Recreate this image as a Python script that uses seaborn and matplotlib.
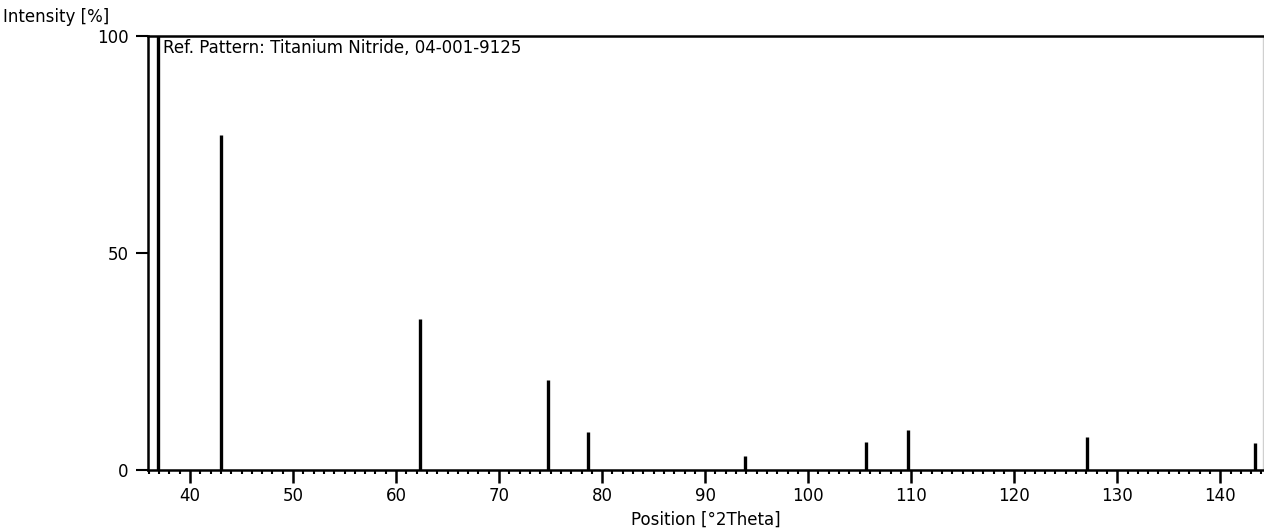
* * *
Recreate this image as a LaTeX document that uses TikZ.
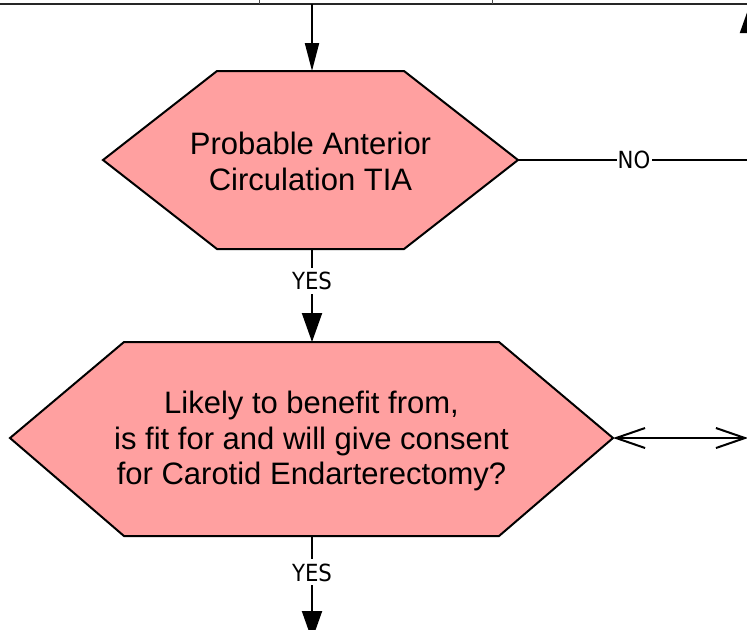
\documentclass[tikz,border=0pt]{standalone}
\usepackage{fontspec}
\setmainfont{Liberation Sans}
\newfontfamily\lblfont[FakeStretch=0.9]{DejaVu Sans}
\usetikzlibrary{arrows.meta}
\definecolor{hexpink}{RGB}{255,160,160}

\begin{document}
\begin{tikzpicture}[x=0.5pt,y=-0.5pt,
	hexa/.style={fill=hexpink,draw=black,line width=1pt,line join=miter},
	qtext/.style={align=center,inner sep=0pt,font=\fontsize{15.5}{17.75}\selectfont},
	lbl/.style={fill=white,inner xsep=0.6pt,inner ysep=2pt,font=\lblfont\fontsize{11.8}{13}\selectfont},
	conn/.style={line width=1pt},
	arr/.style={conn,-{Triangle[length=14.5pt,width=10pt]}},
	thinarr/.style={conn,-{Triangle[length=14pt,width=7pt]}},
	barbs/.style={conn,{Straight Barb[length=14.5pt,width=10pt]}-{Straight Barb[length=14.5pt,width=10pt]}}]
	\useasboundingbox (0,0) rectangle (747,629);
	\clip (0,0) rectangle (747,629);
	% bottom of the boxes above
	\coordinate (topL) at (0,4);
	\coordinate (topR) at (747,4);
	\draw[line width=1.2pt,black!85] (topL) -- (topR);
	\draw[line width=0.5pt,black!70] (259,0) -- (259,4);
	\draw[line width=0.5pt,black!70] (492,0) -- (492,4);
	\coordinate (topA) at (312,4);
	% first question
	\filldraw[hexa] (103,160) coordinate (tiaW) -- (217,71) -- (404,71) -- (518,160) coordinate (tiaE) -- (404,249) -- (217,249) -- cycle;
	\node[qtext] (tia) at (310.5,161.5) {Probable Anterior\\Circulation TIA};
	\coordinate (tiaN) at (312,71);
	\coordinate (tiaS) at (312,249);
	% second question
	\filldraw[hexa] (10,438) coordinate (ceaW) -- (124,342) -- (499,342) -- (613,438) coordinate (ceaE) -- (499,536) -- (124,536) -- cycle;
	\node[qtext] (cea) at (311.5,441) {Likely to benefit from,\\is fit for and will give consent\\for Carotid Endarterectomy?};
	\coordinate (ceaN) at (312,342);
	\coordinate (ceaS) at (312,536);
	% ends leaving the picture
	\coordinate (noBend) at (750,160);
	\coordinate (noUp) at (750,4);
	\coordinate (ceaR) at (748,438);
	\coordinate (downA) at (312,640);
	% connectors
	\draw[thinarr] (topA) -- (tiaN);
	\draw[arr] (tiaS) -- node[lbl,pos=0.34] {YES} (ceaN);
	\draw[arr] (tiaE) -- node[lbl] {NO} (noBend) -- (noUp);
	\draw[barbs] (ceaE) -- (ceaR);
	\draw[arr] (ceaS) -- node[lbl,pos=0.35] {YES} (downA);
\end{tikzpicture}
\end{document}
* * *
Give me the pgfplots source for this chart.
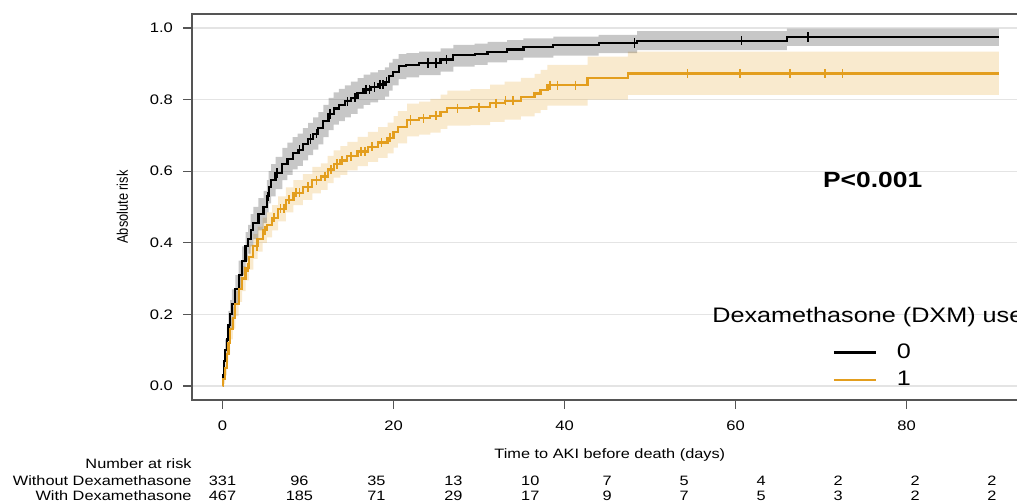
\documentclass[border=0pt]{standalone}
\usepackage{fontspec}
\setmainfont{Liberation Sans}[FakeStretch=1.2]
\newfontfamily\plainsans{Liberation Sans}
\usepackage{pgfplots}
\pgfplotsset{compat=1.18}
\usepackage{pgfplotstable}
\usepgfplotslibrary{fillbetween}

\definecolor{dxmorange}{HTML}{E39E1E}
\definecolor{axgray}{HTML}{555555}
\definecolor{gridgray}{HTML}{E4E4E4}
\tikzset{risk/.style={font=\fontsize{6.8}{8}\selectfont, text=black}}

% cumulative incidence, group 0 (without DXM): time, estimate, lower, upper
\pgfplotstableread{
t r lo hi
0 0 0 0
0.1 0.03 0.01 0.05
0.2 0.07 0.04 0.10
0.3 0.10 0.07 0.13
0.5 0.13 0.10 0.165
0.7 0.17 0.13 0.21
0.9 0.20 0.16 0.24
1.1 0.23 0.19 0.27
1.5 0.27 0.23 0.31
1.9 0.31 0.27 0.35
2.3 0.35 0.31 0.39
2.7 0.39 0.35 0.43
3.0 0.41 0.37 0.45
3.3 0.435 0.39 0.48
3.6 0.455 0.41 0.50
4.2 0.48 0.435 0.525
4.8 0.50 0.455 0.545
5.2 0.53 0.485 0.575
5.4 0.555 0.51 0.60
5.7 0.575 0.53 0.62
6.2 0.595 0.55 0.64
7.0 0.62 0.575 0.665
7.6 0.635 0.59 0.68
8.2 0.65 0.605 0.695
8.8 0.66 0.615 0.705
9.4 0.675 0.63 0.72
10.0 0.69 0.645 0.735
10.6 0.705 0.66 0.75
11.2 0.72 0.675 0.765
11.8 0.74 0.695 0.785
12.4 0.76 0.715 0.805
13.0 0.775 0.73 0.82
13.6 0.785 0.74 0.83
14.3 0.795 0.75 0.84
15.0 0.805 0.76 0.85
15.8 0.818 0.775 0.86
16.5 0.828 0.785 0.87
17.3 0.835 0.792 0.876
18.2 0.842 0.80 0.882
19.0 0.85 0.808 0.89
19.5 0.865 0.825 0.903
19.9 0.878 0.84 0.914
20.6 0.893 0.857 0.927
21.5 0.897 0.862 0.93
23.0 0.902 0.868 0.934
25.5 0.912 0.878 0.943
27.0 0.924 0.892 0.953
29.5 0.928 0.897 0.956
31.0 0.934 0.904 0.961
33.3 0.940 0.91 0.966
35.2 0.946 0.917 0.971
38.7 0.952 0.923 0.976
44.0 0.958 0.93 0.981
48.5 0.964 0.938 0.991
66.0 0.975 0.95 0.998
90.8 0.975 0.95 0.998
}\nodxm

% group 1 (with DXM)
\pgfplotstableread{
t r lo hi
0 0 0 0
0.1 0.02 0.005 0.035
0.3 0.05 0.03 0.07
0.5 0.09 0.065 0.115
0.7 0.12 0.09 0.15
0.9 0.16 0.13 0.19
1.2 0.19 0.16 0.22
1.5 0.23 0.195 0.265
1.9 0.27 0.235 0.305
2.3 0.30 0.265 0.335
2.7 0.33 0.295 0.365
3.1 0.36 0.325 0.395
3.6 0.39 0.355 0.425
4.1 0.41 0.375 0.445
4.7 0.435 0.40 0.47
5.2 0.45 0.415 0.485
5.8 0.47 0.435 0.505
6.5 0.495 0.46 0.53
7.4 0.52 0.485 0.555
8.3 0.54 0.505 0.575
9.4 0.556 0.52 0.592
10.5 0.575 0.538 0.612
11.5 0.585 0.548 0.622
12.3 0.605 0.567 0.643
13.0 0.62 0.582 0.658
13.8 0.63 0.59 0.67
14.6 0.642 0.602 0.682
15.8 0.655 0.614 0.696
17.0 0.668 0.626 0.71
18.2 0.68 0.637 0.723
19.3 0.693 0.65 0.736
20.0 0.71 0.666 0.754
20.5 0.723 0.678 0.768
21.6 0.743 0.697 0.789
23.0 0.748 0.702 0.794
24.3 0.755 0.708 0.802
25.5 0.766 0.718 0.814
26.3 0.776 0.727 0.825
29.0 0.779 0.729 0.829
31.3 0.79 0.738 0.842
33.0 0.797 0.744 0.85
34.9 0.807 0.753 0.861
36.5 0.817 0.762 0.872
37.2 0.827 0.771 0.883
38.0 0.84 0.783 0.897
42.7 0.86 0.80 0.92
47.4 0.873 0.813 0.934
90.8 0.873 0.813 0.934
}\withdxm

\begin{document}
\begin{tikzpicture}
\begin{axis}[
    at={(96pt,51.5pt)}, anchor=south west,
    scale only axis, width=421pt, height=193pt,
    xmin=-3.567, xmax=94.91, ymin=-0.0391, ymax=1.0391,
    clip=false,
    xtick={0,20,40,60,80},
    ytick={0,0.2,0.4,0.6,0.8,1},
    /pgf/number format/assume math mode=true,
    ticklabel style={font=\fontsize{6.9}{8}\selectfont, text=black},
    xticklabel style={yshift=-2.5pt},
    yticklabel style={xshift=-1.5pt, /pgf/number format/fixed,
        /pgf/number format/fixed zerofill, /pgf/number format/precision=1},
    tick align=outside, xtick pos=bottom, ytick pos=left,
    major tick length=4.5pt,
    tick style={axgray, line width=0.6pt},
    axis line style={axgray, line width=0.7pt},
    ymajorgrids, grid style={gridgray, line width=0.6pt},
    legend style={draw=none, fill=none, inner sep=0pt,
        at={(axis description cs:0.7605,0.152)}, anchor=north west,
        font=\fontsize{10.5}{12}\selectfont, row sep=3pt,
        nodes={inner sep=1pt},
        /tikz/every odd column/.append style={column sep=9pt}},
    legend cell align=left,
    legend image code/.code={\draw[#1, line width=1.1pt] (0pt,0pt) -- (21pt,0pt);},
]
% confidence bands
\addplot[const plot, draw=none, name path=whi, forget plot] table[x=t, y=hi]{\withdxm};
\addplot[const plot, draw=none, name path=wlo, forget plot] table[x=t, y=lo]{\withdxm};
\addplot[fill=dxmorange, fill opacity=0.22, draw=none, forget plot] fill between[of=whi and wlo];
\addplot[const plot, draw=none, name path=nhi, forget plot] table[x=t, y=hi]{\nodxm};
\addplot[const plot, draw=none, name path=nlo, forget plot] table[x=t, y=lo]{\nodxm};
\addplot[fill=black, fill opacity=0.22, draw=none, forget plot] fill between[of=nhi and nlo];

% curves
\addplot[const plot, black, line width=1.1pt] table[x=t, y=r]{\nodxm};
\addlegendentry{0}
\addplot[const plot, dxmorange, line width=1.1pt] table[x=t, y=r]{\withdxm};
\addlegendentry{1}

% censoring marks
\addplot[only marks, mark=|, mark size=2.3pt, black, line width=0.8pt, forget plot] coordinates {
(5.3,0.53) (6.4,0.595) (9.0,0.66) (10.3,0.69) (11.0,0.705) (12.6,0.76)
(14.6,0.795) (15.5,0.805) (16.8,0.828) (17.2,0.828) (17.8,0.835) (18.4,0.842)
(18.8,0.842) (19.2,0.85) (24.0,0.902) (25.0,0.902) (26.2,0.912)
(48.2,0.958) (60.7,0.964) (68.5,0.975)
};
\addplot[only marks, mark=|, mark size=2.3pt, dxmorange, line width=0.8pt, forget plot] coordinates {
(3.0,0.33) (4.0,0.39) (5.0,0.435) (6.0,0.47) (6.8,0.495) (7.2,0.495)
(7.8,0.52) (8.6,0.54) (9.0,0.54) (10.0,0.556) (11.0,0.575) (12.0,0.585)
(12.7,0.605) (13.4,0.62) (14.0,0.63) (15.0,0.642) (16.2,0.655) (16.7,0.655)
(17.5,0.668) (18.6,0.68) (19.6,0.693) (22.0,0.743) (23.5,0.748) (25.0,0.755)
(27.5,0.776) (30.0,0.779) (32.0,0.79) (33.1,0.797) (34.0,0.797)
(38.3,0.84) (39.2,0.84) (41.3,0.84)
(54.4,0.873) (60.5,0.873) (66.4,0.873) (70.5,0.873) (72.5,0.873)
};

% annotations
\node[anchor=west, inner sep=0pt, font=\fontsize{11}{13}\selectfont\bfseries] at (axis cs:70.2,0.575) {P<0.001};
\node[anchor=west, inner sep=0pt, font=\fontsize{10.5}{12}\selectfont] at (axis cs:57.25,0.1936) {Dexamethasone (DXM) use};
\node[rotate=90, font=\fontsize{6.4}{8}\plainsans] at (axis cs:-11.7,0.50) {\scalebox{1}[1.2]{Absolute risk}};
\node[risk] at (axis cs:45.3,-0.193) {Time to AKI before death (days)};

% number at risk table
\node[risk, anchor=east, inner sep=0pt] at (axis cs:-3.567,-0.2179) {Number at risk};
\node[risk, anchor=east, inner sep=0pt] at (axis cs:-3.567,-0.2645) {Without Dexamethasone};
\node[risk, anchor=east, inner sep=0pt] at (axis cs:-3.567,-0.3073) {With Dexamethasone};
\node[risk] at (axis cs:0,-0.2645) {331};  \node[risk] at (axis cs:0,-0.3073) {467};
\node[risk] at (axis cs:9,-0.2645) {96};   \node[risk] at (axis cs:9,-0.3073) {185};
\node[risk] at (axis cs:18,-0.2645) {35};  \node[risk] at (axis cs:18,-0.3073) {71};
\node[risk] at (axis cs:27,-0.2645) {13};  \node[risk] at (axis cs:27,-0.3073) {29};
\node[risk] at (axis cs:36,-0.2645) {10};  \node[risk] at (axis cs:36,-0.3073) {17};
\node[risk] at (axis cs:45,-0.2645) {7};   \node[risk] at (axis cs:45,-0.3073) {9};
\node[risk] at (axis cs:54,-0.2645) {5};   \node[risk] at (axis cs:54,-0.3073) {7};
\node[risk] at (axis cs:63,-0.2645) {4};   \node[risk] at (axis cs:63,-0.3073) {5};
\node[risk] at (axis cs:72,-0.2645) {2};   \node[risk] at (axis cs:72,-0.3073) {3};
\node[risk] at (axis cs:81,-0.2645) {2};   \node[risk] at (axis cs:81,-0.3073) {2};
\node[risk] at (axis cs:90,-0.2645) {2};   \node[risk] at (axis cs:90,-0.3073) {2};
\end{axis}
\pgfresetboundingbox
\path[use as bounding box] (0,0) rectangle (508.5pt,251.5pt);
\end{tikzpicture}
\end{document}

Short task: Using the material above, copy every line in which the string "this" occurs.

Answer to the exercise:
Recreate this image as a Python script that uses seaborn and matplotlib.
Recreate this image as a LaTeX document that uses TikZ.
Give me the pgfplots source for this chart.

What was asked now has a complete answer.